Quote all of the data that follows exactly as written, skipping the images.

-- Start of Data segment --

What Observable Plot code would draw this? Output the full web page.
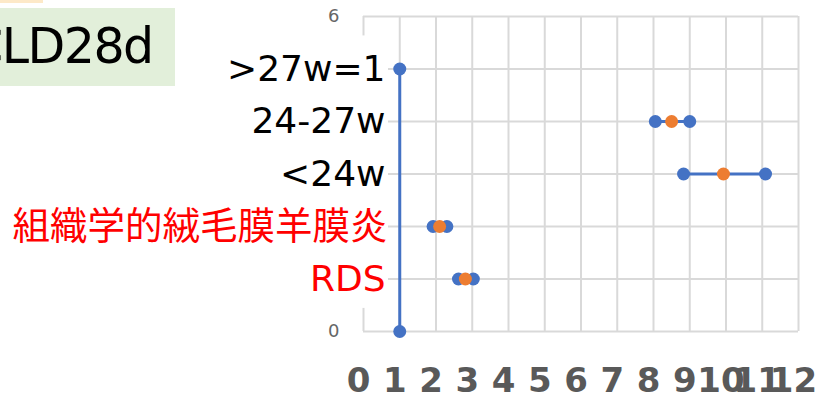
<!DOCTYPE html>
<html><head><meta charset="utf-8">
<script src="https://cdn.jsdelivr.net/npm/d3@7"></script>
<script src="https://cdn.jsdelivr.net/npm/@observablehq/plot@0.6"></script>
<style>
body{margin:0;background:#fff;}
#wrap{position:relative;width:815px;height:399px;overflow:hidden;font-family:'DejaVu Sans','Noto Sans CJK JP',sans-serif;}
#peach{position:absolute;left:0;top:0;width:43px;height:3px;background:#fde9c8;}
#tag{position:absolute;left:0;top:8px;width:175px;height:78px;background:#e2efda;overflow:hidden;}
#tag svg{position:absolute;left:0;top:0;}
</style></head>
<body><div id="wrap"></div>
<script>
// ---- data ----
const rowCategories = [">27w=1", "24-27w", "<24w", "組織学的絨毛膜羊膜炎", "RDS"];
const rowValues = [5, 4, 3, 2, 1];
const riskFactors = ["24-27w", "<24w", "組織学的絨毛膜羊膜炎", "RDS"];
const oddsRatio = [8.5, 9.93, 2.1, 2.81];
const ciLower = [8.05, 8.83, 1.92, 2.62];
const ciUpper = [9.0, 11.09, 2.3, 3.03];
const referenceValue = 1;
const referenceSpan = [0, 5];
const highlightedFactors = ["組織学的絨毛膜羊膜炎", "RDS"];
const xTicks = [0, 1, 2, 3, 4, 5, 6, 7, 8, 9, 10, 11, 12];
const yTicks = [0, 6];
const yGrid = [0, 1, 2, 3, 4, 5, 6];
const panelTitle = "CLD28d";

// ---- derived tables ----
const rowY = new Map(rowCategories.map((c, i) => [c, rowValues[i]]));
const rows = riskFactors.map((f, i) => ({factor: f, y: rowY.get(f), or: oddsRatio[i], lo: ciLower[i], hi: ciUpper[i]}));
const labels = rowCategories.map((c, i) => ({label: c, y: rowValues[i]}));
const refPts = referenceSpan.map(v => ({x: referenceValue, y: v}));

const BLUE = "#4472c4", ORANGE = "#ed7d31", GRID = "#d9d9d9";
const isCJK = s => /[^\x00-\x7f]/.test(s);

const whiteBox = (index, scales) => {
  const r = d3.create("svg:rect")
    .attr("x", 0).attr("width", scales.x(0) + 25)
    .attr("y", scales.y(5.63)).attr("height", scales.y(0.44) - scales.y(5.63))
    .attr("fill", "white");
  return r.node();
};

const chart = Plot.plot({
  width: 815, height: 399,
  marginLeft: 363, marginRight: 17, marginTop: 16, marginBottom: 68,
  style: {fontFamily: "'DejaVu Sans','Noto Sans CJK JP',sans-serif", background: "white"},
  x: {domain: [0, 12]},
  y: {domain: [0, 6]},
  marks: [
    Plot.ruleX(xTicks, {x: d => d, stroke: GRID, strokeWidth: 2}),
    Plot.ruleY(yGrid, {y: d => d, stroke: GRID, strokeWidth: 2}),
    whiteBox,
    Plot.text(labels.filter(d => !isCJK(d.label)), {x: 0, y: "y", text: "label", textAnchor: "end", dx: 22, fontSize: 36,
      fill: d => highlightedFactors.includes(d.label) ? "#ff0000" : "#000000"}),
    Plot.text(labels.filter(d => isCJK(d.label)), {x: 0, y: "y", text: "label", textAnchor: "end", dx: 24, fontSize: 37.5,
      fill: d => highlightedFactors.includes(d.label) ? "#ff0000" : "#000000"}),
    Plot.axisY(yTicks, {tickSize: 0, tickPadding: 24, fontSize: 18, fill: "#666666", label: null, tickFormat: "d"}),
    Plot.axisX(xTicks, {tickSize: 0, tickPadding: 36, fontSize: 34, fontWeight: "bold", fill: "#595959", label: null, dx: -5, tickFormat: "d"}),
    Plot.line(refPts, {x: "x", y: "y", stroke: BLUE, strokeWidth: 3}),
    Plot.dot(refPts, {x: "x", y: "y", r: 6.5, fill: BLUE}),
    Plot.link(rows, {x1: "lo", x2: "hi", y1: "y", y2: "y", stroke: BLUE, strokeWidth: 3}),
    Plot.dot(rows, {x: "lo", y: "y", r: 6.5, fill: BLUE}),
    Plot.dot(rows, {x: "hi", y: "y", r: 6.5, fill: BLUE}),
    Plot.dot(rows, {x: "or", y: "y", r: 6.5, fill: ORANGE})
  ]
});

const wrap = document.getElementById("wrap");
wrap.appendChild(chart);
chart.style.position = "absolute"; chart.style.left = "0"; chart.style.top = "0";

const peach = document.createElement("div"); peach.id = "peach"; wrap.appendChild(peach);
const tag = document.createElement("div"); tag.id = "tag"; wrap.appendChild(tag);
const tsvg = d3.select(tag).append("svg").attr("width", 175).attr("height", 78);
tsvg.append("text").attr("x", -31).attr("y", 55)
  .attr("font-size", 49).attr("letter-spacing", "-1.5px")
  .attr("font-family", "'DejaVu Sans','Noto Sans CJK JP',sans-serif")
  .attr("fill", "#000").text(panelTitle);
</script>
</body></html>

-- End of Data segment --

#### [Task answer]
What Observable Plot code would draw this? Output the full web page.
<!DOCTYPE html>
<html><head><meta charset="utf-8">
<script src="https://cdn.jsdelivr.net/npm/d3@7"></script>
<script src="https://cdn.jsdelivr.net/npm/@observablehq/plot@0.6"></script>
<style>
body{margin:0;background:#fff;}
#wrap{position:relative;width:815px;height:399px;overflow:hidden;font-family:'DejaVu Sans','Noto Sans CJK JP',sans-serif;}
#peach{position:absolute;left:0;top:0;width:43px;height:3px;background:#fde9c8;}
#tag{position:absolute;left:0;top:8px;width:175px;height:78px;background:#e2efda;overflow:hidden;}
#tag svg{position:absolute;left:0;top:0;}
</style></head>
<body><div id="wrap"></div>
<script>
// ---- data ----
const rowCategories = [">27w=1", "24-27w", "<24w", "組織学的絨毛膜羊膜炎", "RDS"];
const rowValues = [5, 4, 3, 2, 1];
const riskFactors = ["24-27w", "<24w", "組織学的絨毛膜羊膜炎", "RDS"];
const oddsRatio = [8.5, 9.93, 2.1, 2.81];
const ciLower = [8.05, 8.83, 1.92, 2.62];
const ciUpper = [9.0, 11.09, 2.3, 3.03];
const referenceValue = 1;
const referenceSpan = [0, 5];
const highlightedFactors = ["組織学的絨毛膜羊膜炎", "RDS"];
const xTicks = [0, 1, 2, 3, 4, 5, 6, 7, 8, 9, 10, 11, 12];
const yTicks = [0, 6];
const yGrid = [0, 1, 2, 3, 4, 5, 6];
const panelTitle = "CLD28d";

// ---- derived tables ----
const rowY = new Map(rowCategories.map((c, i) => [c, rowValues[i]]));
const rows = riskFactors.map((f, i) => ({factor: f, y: rowY.get(f), or: oddsRatio[i], lo: ciLower[i], hi: ciUpper[i]}));
const labels = rowCategories.map((c, i) => ({label: c, y: rowValues[i]}));
const refPts = referenceSpan.map(v => ({x: referenceValue, y: v}));

const BLUE = "#4472c4", ORANGE = "#ed7d31", GRID = "#d9d9d9";
const isCJK = s => /[^\x00-\x7f]/.test(s);

const whiteBox = (index, scales) => {
  const r = d3.create("svg:rect")
    .attr("x", 0).attr("width", scales.x(0) + 25)
    .attr("y", scales.y(5.63)).attr("height", scales.y(0.44) - scales.y(5.63))
    .attr("fill", "white");
  return r.node();
};

const chart = Plot.plot({
  width: 815, height: 399,
  marginLeft: 363, marginRight: 17, marginTop: 16, marginBottom: 68,
  style: {fontFamily: "'DejaVu Sans','Noto Sans CJK JP',sans-serif", background: "white"},
  x: {domain: [0, 12]},
  y: {domain: [0, 6]},
  marks: [
    Plot.ruleX(xTicks, {x: d => d, stroke: GRID, strokeWidth: 2}),
    Plot.ruleY(yGrid, {y: d => d, stroke: GRID, strokeWidth: 2}),
    whiteBox,
    Plot.text(labels.filter(d => !isCJK(d.label)), {x: 0, y: "y", text: "label", textAnchor: "end", dx: 22, fontSize: 36,
      fill: d => highlightedFactors.includes(d.label) ? "#ff0000" : "#000000"}),
    Plot.text(labels.filter(d => isCJK(d.label)), {x: 0, y: "y", text: "label", textAnchor: "end", dx: 24, fontSize: 37.5,
      fill: d => highlightedFactors.includes(d.label) ? "#ff0000" : "#000000"}),
    Plot.axisY(yTicks, {tickSize: 0, tickPadding: 24, fontSize: 18, fill: "#666666", label: null, tickFormat: "d"}),
    Plot.axisX(xTicks, {tickSize: 0, tickPadding: 36, fontSize: 34, fontWeight: "bold", fill: "#595959", label: null, dx: -5, tickFormat: "d"}),
    Plot.line(refPts, {x: "x", y: "y", stroke: BLUE, strokeWidth: 3}),
    Plot.dot(refPts, {x: "x", y: "y", r: 6.5, fill: BLUE}),
    Plot.link(rows, {x1: "lo", x2: "hi", y1: "y", y2: "y", stroke: BLUE, strokeWidth: 3}),
    Plot.dot(rows, {x: "lo", y: "y", r: 6.5, fill: BLUE}),
    Plot.dot(rows, {x: "hi", y: "y", r: 6.5, fill: BLUE}),
    Plot.dot(rows, {x: "or", y: "y", r: 6.5, fill: ORANGE})
  ]
});

const wrap = document.getElementById("wrap");
wrap.appendChild(chart);
chart.style.position = "absolute"; chart.style.left = "0"; chart.style.top = "0";

const peach = document.createElement("div"); peach.id = "peach"; wrap.appendChild(peach);
const tag = document.createElement("div"); tag.id = "tag"; wrap.appendChild(tag);
const tsvg = d3.select(tag).append("svg").attr("width", 175).attr("height", 78);
tsvg.append("text").attr("x", -31).attr("y", 55)
  .attr("font-size", 49).attr("letter-spacing", "-1.5px")
  .attr("font-family", "'DejaVu Sans','Noto Sans CJK JP',sans-serif")
  .attr("fill", "#000").text(panelTitle);
</script>
</body></html>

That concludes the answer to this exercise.